**PROVIDED INFORMATION**
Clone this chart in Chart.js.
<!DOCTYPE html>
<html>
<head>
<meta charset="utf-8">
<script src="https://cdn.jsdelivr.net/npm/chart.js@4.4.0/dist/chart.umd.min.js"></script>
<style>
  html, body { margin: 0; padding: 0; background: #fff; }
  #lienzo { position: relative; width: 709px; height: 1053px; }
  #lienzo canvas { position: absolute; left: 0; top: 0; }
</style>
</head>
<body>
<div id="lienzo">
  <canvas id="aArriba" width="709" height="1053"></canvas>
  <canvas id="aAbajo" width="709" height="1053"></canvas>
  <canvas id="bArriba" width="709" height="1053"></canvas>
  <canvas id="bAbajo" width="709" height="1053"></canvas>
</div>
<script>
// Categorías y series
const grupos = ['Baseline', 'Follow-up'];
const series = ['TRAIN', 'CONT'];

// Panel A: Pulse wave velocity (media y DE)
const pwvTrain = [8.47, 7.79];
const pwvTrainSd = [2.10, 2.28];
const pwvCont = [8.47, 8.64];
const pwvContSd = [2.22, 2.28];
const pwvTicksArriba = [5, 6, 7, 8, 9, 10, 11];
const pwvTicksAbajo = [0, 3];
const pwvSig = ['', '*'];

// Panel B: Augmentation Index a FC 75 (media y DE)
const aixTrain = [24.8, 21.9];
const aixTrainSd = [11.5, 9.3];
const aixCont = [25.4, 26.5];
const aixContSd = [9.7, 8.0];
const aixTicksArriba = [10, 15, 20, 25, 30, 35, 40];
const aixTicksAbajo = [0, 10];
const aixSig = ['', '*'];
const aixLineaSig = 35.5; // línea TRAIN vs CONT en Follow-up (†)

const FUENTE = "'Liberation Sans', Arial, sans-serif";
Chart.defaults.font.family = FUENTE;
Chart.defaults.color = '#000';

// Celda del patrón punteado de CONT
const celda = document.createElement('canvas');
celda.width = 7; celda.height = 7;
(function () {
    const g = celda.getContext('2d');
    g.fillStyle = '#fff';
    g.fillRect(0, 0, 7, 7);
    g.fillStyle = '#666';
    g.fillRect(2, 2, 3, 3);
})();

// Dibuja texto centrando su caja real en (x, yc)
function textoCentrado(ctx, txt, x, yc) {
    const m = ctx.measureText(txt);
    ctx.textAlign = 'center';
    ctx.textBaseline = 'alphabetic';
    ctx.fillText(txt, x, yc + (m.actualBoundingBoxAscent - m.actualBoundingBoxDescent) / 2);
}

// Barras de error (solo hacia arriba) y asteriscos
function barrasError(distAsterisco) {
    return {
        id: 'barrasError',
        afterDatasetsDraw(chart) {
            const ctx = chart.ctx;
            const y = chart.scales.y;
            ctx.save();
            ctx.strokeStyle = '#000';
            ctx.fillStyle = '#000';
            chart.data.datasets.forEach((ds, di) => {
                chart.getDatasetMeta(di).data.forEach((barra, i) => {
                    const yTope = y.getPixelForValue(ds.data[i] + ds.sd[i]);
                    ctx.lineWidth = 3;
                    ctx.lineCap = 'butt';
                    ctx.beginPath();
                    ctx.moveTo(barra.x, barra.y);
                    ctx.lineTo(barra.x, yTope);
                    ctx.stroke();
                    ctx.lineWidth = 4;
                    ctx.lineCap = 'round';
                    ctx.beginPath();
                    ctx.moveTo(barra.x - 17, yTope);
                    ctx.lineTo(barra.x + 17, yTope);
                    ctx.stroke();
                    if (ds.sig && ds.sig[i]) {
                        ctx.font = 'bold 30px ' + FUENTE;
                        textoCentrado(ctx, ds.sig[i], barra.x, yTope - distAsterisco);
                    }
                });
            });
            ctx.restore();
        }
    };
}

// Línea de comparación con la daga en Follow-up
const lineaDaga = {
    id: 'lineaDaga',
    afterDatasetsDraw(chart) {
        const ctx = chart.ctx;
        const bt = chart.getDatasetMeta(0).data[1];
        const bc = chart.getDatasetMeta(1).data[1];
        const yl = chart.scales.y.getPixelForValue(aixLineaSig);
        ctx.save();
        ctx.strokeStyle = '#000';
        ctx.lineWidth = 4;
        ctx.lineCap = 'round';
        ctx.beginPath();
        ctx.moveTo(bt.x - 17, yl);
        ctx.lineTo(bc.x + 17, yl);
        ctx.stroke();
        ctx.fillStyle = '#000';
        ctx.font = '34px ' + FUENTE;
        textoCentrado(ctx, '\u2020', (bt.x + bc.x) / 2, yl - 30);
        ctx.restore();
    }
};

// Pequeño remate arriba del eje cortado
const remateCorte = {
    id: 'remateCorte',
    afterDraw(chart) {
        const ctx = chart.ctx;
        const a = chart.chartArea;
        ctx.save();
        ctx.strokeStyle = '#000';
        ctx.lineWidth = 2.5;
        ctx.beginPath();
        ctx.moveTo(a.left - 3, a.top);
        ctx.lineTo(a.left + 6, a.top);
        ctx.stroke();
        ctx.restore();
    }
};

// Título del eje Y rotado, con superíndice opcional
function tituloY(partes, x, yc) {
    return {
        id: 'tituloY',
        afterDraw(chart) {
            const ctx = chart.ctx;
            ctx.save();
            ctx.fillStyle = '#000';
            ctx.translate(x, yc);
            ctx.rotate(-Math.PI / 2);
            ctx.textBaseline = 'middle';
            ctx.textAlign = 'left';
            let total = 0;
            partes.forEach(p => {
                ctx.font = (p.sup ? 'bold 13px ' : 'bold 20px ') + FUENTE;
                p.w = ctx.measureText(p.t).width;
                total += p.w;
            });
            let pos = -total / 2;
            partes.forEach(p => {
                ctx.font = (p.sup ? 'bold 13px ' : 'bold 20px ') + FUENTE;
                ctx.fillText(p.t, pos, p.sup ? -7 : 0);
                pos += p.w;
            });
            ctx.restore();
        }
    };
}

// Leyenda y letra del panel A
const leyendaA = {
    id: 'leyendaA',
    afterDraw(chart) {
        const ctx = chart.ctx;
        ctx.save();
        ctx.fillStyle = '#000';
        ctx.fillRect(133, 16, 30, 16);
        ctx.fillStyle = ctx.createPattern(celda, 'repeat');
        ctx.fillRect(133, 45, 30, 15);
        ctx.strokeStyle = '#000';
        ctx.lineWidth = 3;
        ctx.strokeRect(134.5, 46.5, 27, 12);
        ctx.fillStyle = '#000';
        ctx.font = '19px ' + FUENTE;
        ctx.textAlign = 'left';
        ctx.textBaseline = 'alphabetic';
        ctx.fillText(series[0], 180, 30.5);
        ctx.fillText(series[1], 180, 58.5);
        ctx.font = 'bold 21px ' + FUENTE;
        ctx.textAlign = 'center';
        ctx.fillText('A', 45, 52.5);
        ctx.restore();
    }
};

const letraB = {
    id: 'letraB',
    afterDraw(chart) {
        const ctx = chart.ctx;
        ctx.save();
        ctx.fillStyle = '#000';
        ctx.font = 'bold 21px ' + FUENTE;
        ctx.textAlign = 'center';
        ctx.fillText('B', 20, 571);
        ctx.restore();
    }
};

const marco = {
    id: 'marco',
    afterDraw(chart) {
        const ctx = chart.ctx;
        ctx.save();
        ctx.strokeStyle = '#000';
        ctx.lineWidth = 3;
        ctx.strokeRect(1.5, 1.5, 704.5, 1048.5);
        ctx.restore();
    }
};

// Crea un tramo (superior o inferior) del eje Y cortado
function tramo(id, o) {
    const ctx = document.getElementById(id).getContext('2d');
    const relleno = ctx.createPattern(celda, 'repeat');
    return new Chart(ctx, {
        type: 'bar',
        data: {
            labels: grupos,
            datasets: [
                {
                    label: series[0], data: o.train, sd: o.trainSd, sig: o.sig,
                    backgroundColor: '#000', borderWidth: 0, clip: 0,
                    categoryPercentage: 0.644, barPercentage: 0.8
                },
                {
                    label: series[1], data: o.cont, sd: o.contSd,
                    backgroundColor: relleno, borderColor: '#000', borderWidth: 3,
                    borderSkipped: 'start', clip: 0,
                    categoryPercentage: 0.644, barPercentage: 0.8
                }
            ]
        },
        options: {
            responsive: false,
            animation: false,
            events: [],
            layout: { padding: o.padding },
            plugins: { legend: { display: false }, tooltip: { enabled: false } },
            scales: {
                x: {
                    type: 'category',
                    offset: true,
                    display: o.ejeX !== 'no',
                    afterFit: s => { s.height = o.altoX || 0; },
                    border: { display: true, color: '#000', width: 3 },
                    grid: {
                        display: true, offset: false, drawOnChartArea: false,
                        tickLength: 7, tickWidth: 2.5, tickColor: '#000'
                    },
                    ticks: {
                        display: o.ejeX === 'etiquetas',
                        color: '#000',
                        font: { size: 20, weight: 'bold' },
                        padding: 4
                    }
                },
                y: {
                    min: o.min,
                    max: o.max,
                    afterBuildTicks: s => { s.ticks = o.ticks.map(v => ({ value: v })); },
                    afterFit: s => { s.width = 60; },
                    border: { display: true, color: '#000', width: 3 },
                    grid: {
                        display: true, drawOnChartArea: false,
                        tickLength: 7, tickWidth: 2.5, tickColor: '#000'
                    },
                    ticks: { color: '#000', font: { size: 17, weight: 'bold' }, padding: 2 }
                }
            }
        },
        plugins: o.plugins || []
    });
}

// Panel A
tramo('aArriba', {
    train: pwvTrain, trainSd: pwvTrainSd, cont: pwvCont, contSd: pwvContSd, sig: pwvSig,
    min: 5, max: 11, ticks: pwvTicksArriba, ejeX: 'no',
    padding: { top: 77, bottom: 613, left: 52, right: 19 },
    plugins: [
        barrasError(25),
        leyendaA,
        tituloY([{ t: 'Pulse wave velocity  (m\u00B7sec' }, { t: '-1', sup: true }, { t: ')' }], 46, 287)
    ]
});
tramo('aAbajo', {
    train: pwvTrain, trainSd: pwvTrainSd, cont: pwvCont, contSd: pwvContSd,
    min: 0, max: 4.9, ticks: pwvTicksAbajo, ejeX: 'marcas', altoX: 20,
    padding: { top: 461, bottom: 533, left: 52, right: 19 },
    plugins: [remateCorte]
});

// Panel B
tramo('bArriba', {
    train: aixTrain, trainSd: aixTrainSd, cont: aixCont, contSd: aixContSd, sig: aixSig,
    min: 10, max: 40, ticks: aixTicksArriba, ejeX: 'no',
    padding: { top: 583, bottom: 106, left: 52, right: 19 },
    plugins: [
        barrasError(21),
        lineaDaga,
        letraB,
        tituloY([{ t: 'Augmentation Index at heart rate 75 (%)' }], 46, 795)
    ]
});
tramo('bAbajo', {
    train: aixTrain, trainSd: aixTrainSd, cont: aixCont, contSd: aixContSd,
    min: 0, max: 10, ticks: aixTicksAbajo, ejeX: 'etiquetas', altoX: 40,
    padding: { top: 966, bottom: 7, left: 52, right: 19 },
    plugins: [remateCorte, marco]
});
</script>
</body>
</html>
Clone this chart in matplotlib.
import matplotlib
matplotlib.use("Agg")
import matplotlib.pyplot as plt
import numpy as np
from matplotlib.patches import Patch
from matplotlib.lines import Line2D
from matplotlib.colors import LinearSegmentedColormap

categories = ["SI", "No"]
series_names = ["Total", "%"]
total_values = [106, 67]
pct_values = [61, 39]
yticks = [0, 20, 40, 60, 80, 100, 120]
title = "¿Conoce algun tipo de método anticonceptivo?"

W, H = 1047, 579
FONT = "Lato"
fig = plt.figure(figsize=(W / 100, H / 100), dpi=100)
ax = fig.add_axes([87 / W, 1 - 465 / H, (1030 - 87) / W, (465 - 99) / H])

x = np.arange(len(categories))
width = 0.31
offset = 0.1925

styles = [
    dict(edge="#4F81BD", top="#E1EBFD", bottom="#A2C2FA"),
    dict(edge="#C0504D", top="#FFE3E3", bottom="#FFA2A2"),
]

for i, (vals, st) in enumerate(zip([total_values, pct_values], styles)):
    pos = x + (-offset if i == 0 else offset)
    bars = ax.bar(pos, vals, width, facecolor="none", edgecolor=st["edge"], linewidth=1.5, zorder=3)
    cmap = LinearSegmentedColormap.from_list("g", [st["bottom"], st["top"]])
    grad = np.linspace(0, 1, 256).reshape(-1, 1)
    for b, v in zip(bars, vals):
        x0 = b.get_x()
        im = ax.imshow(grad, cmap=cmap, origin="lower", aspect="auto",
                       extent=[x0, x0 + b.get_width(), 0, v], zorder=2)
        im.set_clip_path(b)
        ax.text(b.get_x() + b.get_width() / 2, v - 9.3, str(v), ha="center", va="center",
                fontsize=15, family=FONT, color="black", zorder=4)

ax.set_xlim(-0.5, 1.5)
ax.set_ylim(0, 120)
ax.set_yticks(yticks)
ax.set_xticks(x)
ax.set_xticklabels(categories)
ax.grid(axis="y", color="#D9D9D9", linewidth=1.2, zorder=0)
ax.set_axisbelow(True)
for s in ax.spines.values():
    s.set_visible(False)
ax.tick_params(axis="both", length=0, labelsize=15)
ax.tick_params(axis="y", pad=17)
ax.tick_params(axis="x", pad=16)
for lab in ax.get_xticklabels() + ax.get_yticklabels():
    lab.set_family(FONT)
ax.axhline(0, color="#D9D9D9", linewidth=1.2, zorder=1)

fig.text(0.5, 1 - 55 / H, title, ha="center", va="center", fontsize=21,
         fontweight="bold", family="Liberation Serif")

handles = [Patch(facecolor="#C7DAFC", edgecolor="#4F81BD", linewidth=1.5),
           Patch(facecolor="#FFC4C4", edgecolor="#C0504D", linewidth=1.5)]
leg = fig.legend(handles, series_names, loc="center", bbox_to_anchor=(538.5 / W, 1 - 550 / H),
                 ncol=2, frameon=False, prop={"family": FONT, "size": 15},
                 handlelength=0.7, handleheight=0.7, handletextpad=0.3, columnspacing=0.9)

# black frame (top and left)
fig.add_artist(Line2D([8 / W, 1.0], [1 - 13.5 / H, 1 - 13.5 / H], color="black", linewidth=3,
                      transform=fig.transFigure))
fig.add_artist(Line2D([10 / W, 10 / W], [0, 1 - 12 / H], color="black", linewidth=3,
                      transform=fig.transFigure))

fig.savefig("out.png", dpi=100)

**YOUR TASK**
Please print the lines from the start of the records up to and including the line with "const pwvSig = ['', '*'];", copying each one exactly and leaving out the rest.

**OUTPUT FOR THIS EXERCISE**
Clone this chart in Chart.js.
<!DOCTYPE html>
<html>
<head>
<meta charset="utf-8">
<script src="https://cdn.jsdelivr.net/npm/chart.js@4.4.0/dist/chart.umd.min.js"></script>
<style>
  html, body { margin: 0; padding: 0; background: #fff; }
  #lienzo { position: relative; width: 709px; height: 1053px; }
  #lienzo canvas { position: absolute; left: 0; top: 0; }
</style>
</head>
<body>
<div id="lienzo">
  <canvas id="aArriba" width="709" height="1053"></canvas>
  <canvas id="aAbajo" width="709" height="1053"></canvas>
  <canvas id="bArriba" width="709" height="1053"></canvas>
  <canvas id="bAbajo" width="709" height="1053"></canvas>
</div>
<script>
// Categorías y series
const grupos = ['Baseline', 'Follow-up'];
const series = ['TRAIN', 'CONT'];

// Panel A: Pulse wave velocity (media y DE)
const pwvTrain = [8.47, 7.79];
const pwvTrainSd = [2.10, 2.28];
const pwvCont = [8.47, 8.64];
const pwvContSd = [2.22, 2.28];
const pwvTicksArriba = [5, 6, 7, 8, 9, 10, 11];
const pwvTicksAbajo = [0, 3];
const pwvSig = ['', '*'];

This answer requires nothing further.